- From: Duff Johnson <duff@duff-johnson.com>
- Date: Wed, 29 Mar 2017 16:55:48 -0400
- To: Amanda Lacy <lacy925@gmail.com>
- Cc: w3c-wai-ig <w3c-wai-ig@w3.org>
Hi Amanda, > I'm using NVDA and Windows 10 with Adobe reader. Can someone tell me > why these things happen? > > I'm required to decide how many pages to display. If I choose "single > page" I have to issue some command at the end of each page to keep > reading. But if I choose "entire document", and the document is huge, > Adobe reader crashes. Why should I need to worry about how much of > anything is visible on the screen? Which setting just works without > hassle? You didn’t say… but be sure you are using the latest version of Adobe Reader. The fact that you can only read what’s on the screen / on the page (PDF or HTML) isn’t an accessibility issue per se. I recognize that this isn’t much comfort to you. Yes, super-long PDF documents can present readability issues… but that problem is not PDF-specific. > Words blur together. This is due to poorly-tagged PDF files. > PDFs are full of these errors in my experience.
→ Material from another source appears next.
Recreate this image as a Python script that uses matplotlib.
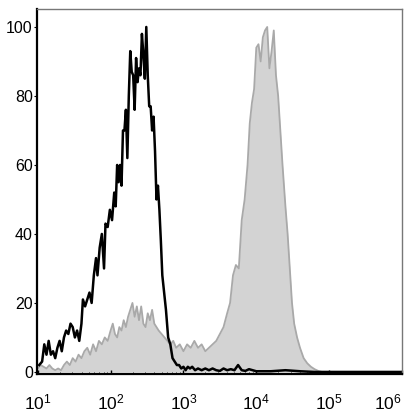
import numpy as np
import matplotlib
matplotlib.use("Agg")
import matplotlib.pyplot as plt

plt.rcParams['font.family'] = ['Liberation Sans', 'DejaVu Sans']

# ====== DATA (x in decades, log10 of intensity; y = % of max) ======
control_log = [1.02, 1.06, 1.09, 1.12, 1.15, 1.18, 1.21, 1.24, 1.27, 1.30,
               1.33, 1.36, 1.39, 1.42, 1.45, 1.48, 1.51, 1.54, 1.57, 1.60,
               1.62, 1.65, 1.68, 1.71, 1.74, 1.77, 1.80, 1.82, 1.85, 1.88,
               1.91, 1.93, 1.96, 1.99, 2.02, 2.05, 2.07, 2.09, 2.11, 2.13,
               2.15, 2.17, 2.19, 2.21, 2.23, 2.25, 2.27, 2.29, 2.31, 2.33,
               2.35, 2.37, 2.39, 2.41, 2.43, 2.45, 2.47, 2.49, 2.51, 2.53,
               2.55, 2.57, 2.59, 2.61, 2.63, 2.65, 2.67, 2.69, 2.71, 2.73,
               2.76, 2.79, 2.82, 2.85, 2.88, 2.91, 2.94, 2.97, 3.00, 3.03,
               3.06, 3.09, 3.12, 3.16, 3.20, 3.25, 3.30, 3.35, 3.40, 3.45,
               3.50, 3.55, 3.60, 3.65, 3.70, 3.75, 3.80, 3.85, 3.90, 4.00,
               4.20, 4.40, 4.60, 4.80, 5.00, 6.00]
control_pct = [2, 3, 8, 5, 9, 5, 6, 4, 7, 9,
               6, 10, 12, 11, 14, 13, 10, 12, 9, 14,
               21, 19, 21, 23, 20, 28, 33, 28, 36, 40,
               30, 43, 42, 47, 44, 52, 48, 60, 55, 60,
               54, 70, 70, 76, 62, 80, 93, 87, 86, 76,
               91, 84, 88, 86, 98, 92, 85, 100, 86, 77,
               77, 70, 74, 64, 50, 54, 47, 38, 28, 24,
               18, 10, 8, 4, 3, 2, 2, 1, 1.5, 0.5,
               1.5, 1, 1.5, 0.5, 1, 0.5, 1, 0.5, 1, 0.5,
               0.3, 1, 0.5, 0.8, 0.5, 2, 0.5, 0.3, 0.8, 0.2,
               0.2, 0.5, 0.2, 0, 0, 0]

stained_log = [1.00, 1.04, 1.08, 1.12, 1.16, 1.20, 1.24, 1.28, 1.32, 1.36,
               1.40, 1.44, 1.48, 1.52, 1.56, 1.60, 1.64, 1.68, 1.72, 1.76,
               1.80, 1.84, 1.88, 1.92, 1.96, 2.00, 2.03, 2.06, 2.09, 2.12,
               2.15, 2.18, 2.21, 2.24, 2.27, 2.30, 2.33, 2.36, 2.39, 2.42,
               2.45, 2.48, 2.51, 2.54, 2.57, 2.60, 2.63, 2.66, 2.70, 2.74,
               2.78, 2.82, 2.86, 2.90, 2.95, 3.00, 3.05, 3.10, 3.15, 3.20,
               3.25, 3.30, 3.35, 3.40, 3.45, 3.50, 3.55, 3.60, 3.64, 3.68,
               3.72, 3.76, 3.80, 3.84, 3.88, 3.91, 3.94, 3.97, 4.00, 4.03,
               4.06, 4.09, 4.12, 4.15, 4.18, 4.21, 4.24, 4.27, 4.30, 4.33,
               4.36, 4.40, 4.43, 4.46, 4.49, 4.52, 4.56, 4.60, 4.65, 4.70,
               4.75, 4.80, 4.85, 4.90, 6.00]
stained_pct = [1, 2, 1.5, 1, 2, 1, 0.5, 1, 0.5, 2,
               3, 2, 4, 3, 5, 4, 6, 7, 5, 8,
               6, 9, 8, 10, 9, 12, 14, 11, 10, 13,
               12, 15, 13, 16, 18, 20, 16, 19, 15, 19,
               14, 13, 17, 15, 18, 14, 13, 12, 11, 10,
               9, 8, 9, 7, 8, 6, 8, 7, 9, 7,
               8, 6, 7, 8, 9, 11, 13, 17, 20, 28,
               31, 30, 44, 50, 60, 72, 78, 82, 94, 95,
               90, 97, 99, 100, 88, 93, 99, 86, 80, 70,
               60, 48, 40, 30, 20, 14, 10, 7, 4, 2.5,
               1.5, 0.8, 0.3, 0, 0]

x_ticks = [1, 2, 3, 4, 5, 6]
y_ticks = [0, 20, 40, 60, 80, 100]

# ====== PLOT ======
fig = plt.figure(figsize=(4.14, 4.2), dpi=100)
ax = fig.add_axes([0.0894, 0.1095, 0.8816, 0.869])

xs = np.power(10.0, stained_log)
ax.fill_between(xs, stained_pct, 0, color="#d3d3d3", lw=0)
ax.plot(xs, stained_pct, color="#a9a9a9", lw=1.3)

xc = np.power(10.0, control_log)
ax.plot(xc, control_pct, color="black", lw=1.8)

ax.set_xscale("log")
ax.set_xlim(10 ** 0.99, 1e6)
ax.set_ylim(-0.6, 105.2)

ax.set_xticks([10.0 ** k for k in x_ticks])
ax.set_xticklabels([r"$\mathregular{10^{%d}}$" % k for k in x_ticks], fontsize=12.5)
ax.get_xticklabels()[-1].set_horizontalalignment("right")
ax.xaxis.set_minor_locator(matplotlib.ticker.LogLocator(base=10, subs=np.arange(2, 10)))
ax.xaxis.set_minor_formatter(matplotlib.ticker.NullFormatter())
ax.tick_params(axis="x", which="major", direction="in", length=3, pad=13, width=1)
ax.tick_params(axis="x", which="minor", direction="in", length=1.5, width=0.6)

ax.set_yticks(y_ticks)
ax.tick_params(axis="y", which="major", direction="out", length=2, pad=1, labelsize=11.5)

for side in ["left", "bottom"]:
    ax.spines[side].set_color("black")
    ax.spines[side].set_linewidth(1.6)
for side in ["top", "right"]:
    ax.spines[side].set_color("#777777")
    ax.spines[side].set_linewidth(1.0)

fig.savefig("out.png", dpi=100)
How can I fix them? By complaining to the author that the files are poorly tagged, and are thus inaccessible. > Adobe doesn't save my place. If I arrow around in a PDF, alt-tab away > to go do something else, then alt-tab back, I'm never in the place > where I left off. Why is that? Again, fixable? I can’t speak to the interaction between the PDF viewer and NVDA in this context. It’s likely this behavior is “application-dependent”. I suggest checking NVDA’s support content. > Also, what commands provide the most random access which you think I > should know? I’m not sure I understand what you mean here. Duff.